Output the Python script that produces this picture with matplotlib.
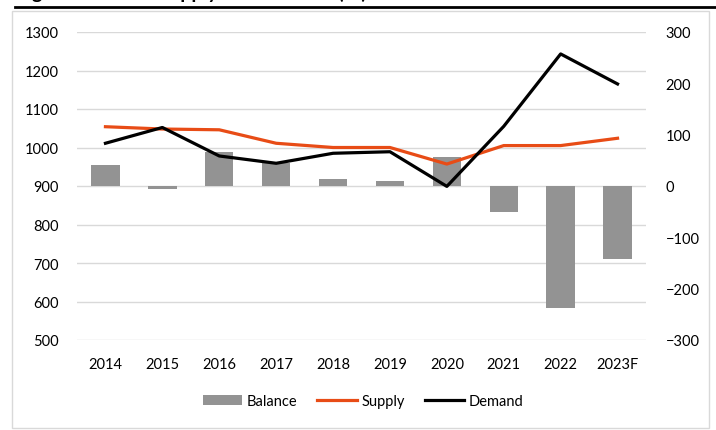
import numpy as np
import matplotlib
matplotlib.use("Agg")
import matplotlib.pyplot as plt
from matplotlib.patches import Rectangle
from matplotlib.lines import Line2D

# values
years = ['2014', '2015', '2016', '2017', '2018', '2019', '2020', '2021', '2022', '2023F']
balance = [41, -6, 67, 44, 13, 9, 56, -51, -237, -142]
supply = [1054, 1048, 1046, 1011, 1000, 1000, 957, 1005, 1005, 1024]
demand = [1011, 1052, 978, 959, 985, 989, 899, 1055, 1243, 1165]

left_ticks = list(range(500, 1301, 100))
right_ticks = list(range(-300, 301, 100))

bar_color = '#939393'
supply_color = '#E84C16'
demand_color = '#000000'
grid_color = '#D9D9D9'

plt.rcParams['font.family'] = ['Lato', 'DejaVu Sans']
fs = 10.5

W, H = 716, 431
fig = plt.figure(figsize=(W / 100, H / 100), dpi=100)

# outer chart border and the title rule above it
fig.patches.append(Rectangle((12 / W, 1 - 429 / H), 697 / W, 417 / H,
                             transform=fig.transFigure, fill=False,
                             edgecolor='#D9D9D9', lw=1))
fig.add_artist(Line2D([15 / W, 1.0], [1 - 7.5 / H, 1 - 7.5 / H],
                      transform=fig.transFigure, color='black', lw=2))
# title, cut off at the top edge like in the source (only descenders show)
fig.text(16 / W, 1 + 1.0 / H, 'Figure 6: Global Supply and Demand (kt)',
         fontsize=14, fontweight='bold', ha='left', va='baseline')

x = np.arange(len(years))
ax = fig.add_axes([77 / W, 1 - 341 / H, (646 - 77) / W, (341 - 33) / H])
ax.set_xlim(-0.5, len(years) - 0.5)
ax.set_ylim(500, 1300)
ax.set_yticks(left_ticks)
ax.set_xticks(x)
ax.set_xticklabels(years)
ax.grid(axis='y', color=grid_color, lw=1)
ax.set_axisbelow(True)
ax.tick_params(axis='y', length=0, pad=13.5, labelsize=fs, colors='#000000')
ax.tick_params(axis='x', length=0, pad=12, labelsize=fs)
for s in ax.spines.values():
    s.set_visible(False)

# balance bars on the right axis
ax2 = ax.twinx()
ax2.set_ylim(-300, 300)
ax2.set_yticks(right_ticks)
bars = ax2.bar(x, balance, width=0.5, color=bar_color, label='Balance')
ax2.tick_params(axis='y', length=0, pad=14, labelsize=fs)
for s in ax2.spines.values():
    s.set_visible(False)

# lines on a third axis with the left scale so they sit above the bars
ax3 = ax.twinx()
ax3.set_ylim(500, 1300)
l1, = ax3.plot(x, supply, color=supply_color, lw=2.3, label='Supply')
l2, = ax3.plot(x, demand, color=demand_color, lw=2.3, label='Demand')
ax3.set_yticks([])
for s in ax3.spines.values():
    s.set_visible(False)

fig.legend(handles=[bars, l1, l2], labels=['Balance', 'Supply', 'Demand'],
           loc='center', bbox_to_anchor=(363 / W, 1 - 402 / H), ncol=3,
           frameon=False, fontsize=fs, handlelength=2.7, handletextpad=0.3,
           columnspacing=1.4, borderaxespad=0, borderpad=0)

fig.savefig('out.png', dpi=100)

Your task: Leave out the pictures, then repeat the listing above exactly from its first line to the line with "fig = plt.figure(figsize=(W", inclusive.

Finished answer:
Output the Python script that produces this picture with matplotlib.
import numpy as np
import matplotlib
matplotlib.use("Agg")
import matplotlib.pyplot as plt
from matplotlib.patches import Rectangle
from matplotlib.lines import Line2D

# values
years = ['2014', '2015', '2016', '2017', '2018', '2019', '2020', '2021', '2022', '2023F']
balance = [41, -6, 67, 44, 13, 9, 56, -51, -237, -142]
supply = [1054, 1048, 1046, 1011, 1000, 1000, 957, 1005, 1005, 1024]
demand = [1011, 1052, 978, 959, 985, 989, 899, 1055, 1243, 1165]

left_ticks = list(range(500, 1301, 100))
right_ticks = list(range(-300, 301, 100))

bar_color = '#939393'
supply_color = '#E84C16'
demand_color = '#000000'
grid_color = '#D9D9D9'

plt.rcParams['font.family'] = ['Lato', 'DejaVu Sans']
fs = 10.5

W, H = 716, 431
fig = plt.figure(figsize=(W / 100, H / 100), dpi=100)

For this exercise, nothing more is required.